A baseball team from the nation's capital is in the World Series for the first time since 1933, and once again the leather-bound history of America's Passed-Time Pastime is on full display. No other sport in this country carries the weight of its history, tying together as it does soldiers in the Civil War scurrying to first base after putting a bat on a ball, and young men who were born more than 125 years later doing the same thing last night.
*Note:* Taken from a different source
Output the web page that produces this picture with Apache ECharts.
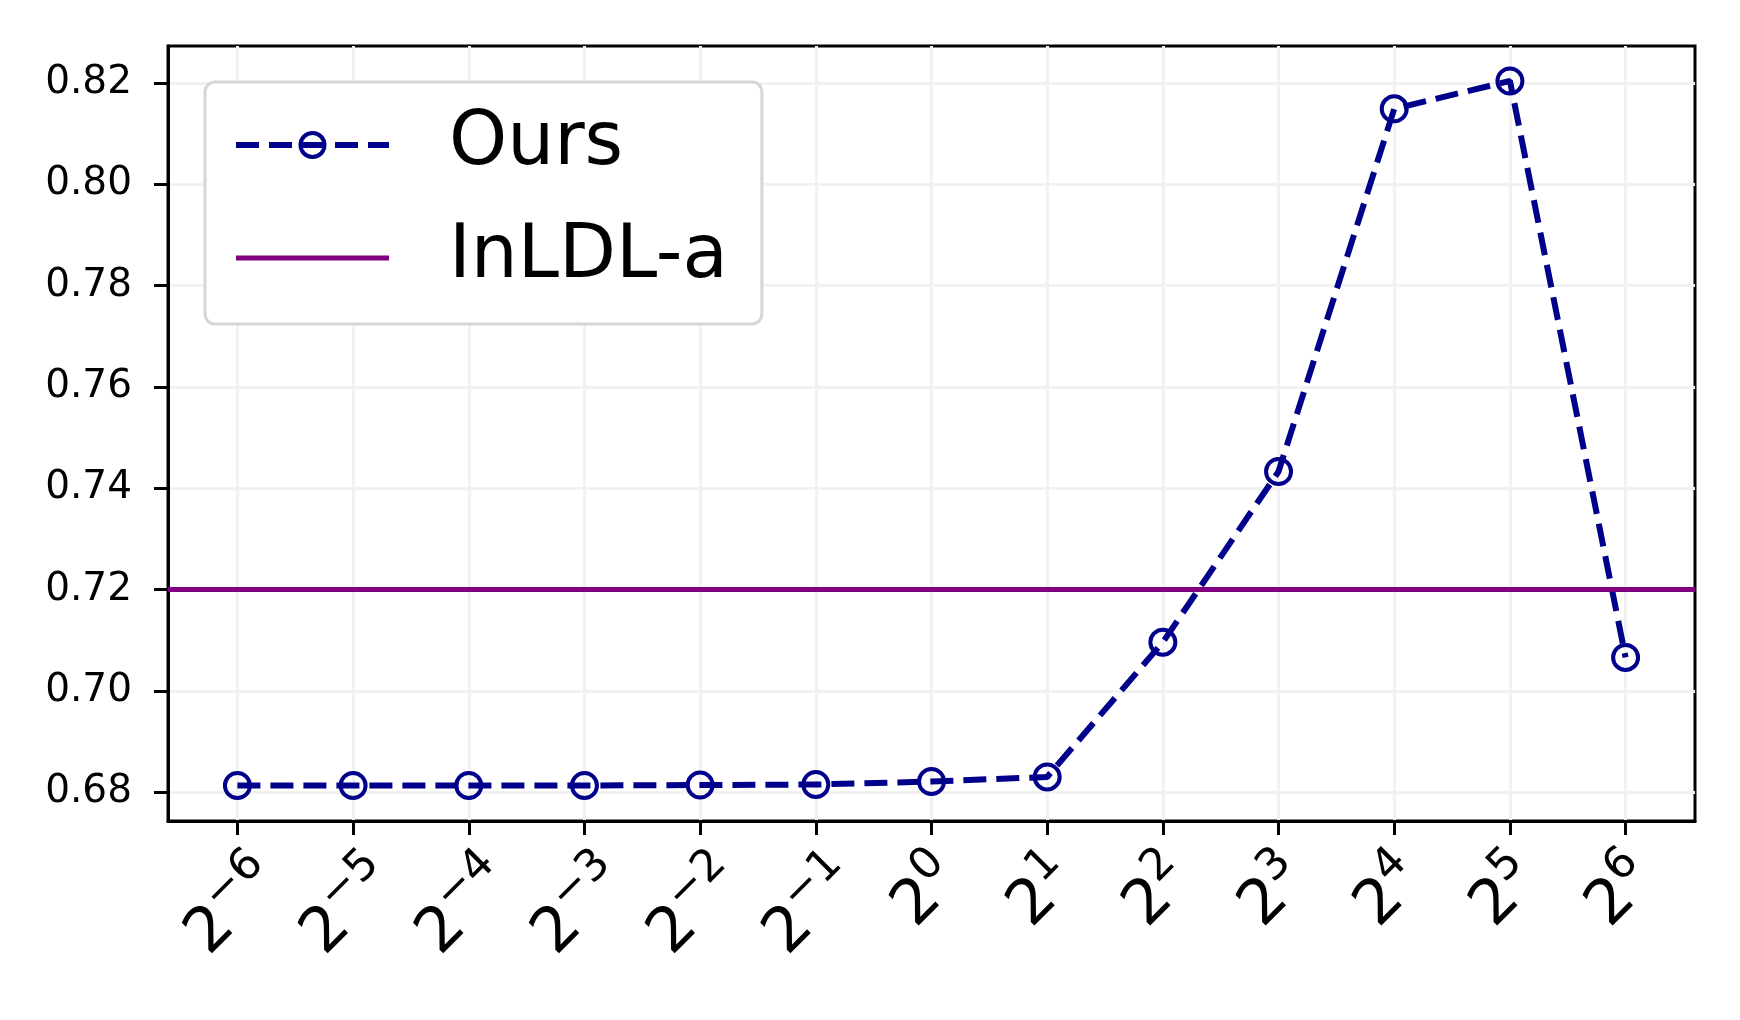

And so there will be all these retrospectives on the dear departed Washington Senators in the coming days, and how they were hopeless stumblebums for most of their decades. Walter Johnson, the truest immortal in the Senators' history, will be summoned from his long eternal sleep. People will talk about 1924, the only time the Senators ever won a World Series, and of course 1933.
When the Senators naturally got smoked in the World Series by Carl Hubbell and the Giants, four games to one.
These Nationals ancestors to those Senators have a whole fistful of Hubbells to throw at opposing hitters, which is largely why they're going to the World Series. Nuclear bats may rule the long summer, but nuclear arms rule the fall. The St. Louis Cardinals mustered all of six runs against the likes of Strasburg and Scherzer and Sanchez and Corbin, and they got four of them in their 7-4 loss in Game 4. Everything else was crickets.
The TV suits will hate the Nats being in the Series, especially if the Astros manage to knock out those pinstriped happy orifices from the Bronx. Cardinals-Yankees would have made them all richer, ratings-wise. But it wouldn't have been nearly as compelling as Washington vs. whoever for the first time since FDR, Dillinger and Bonnie and Clyde.
Plus, it's a much more endearing storyline. Forsaken by their superstar (Bryce Harper) for filthy lucre, the Nationals effectively said, "Yeah? Well, who needs ya, ya bum? Watch this."
You gotta love that. Even if the suits won't.
But to hell with em. Let 'em eat their Nielsens.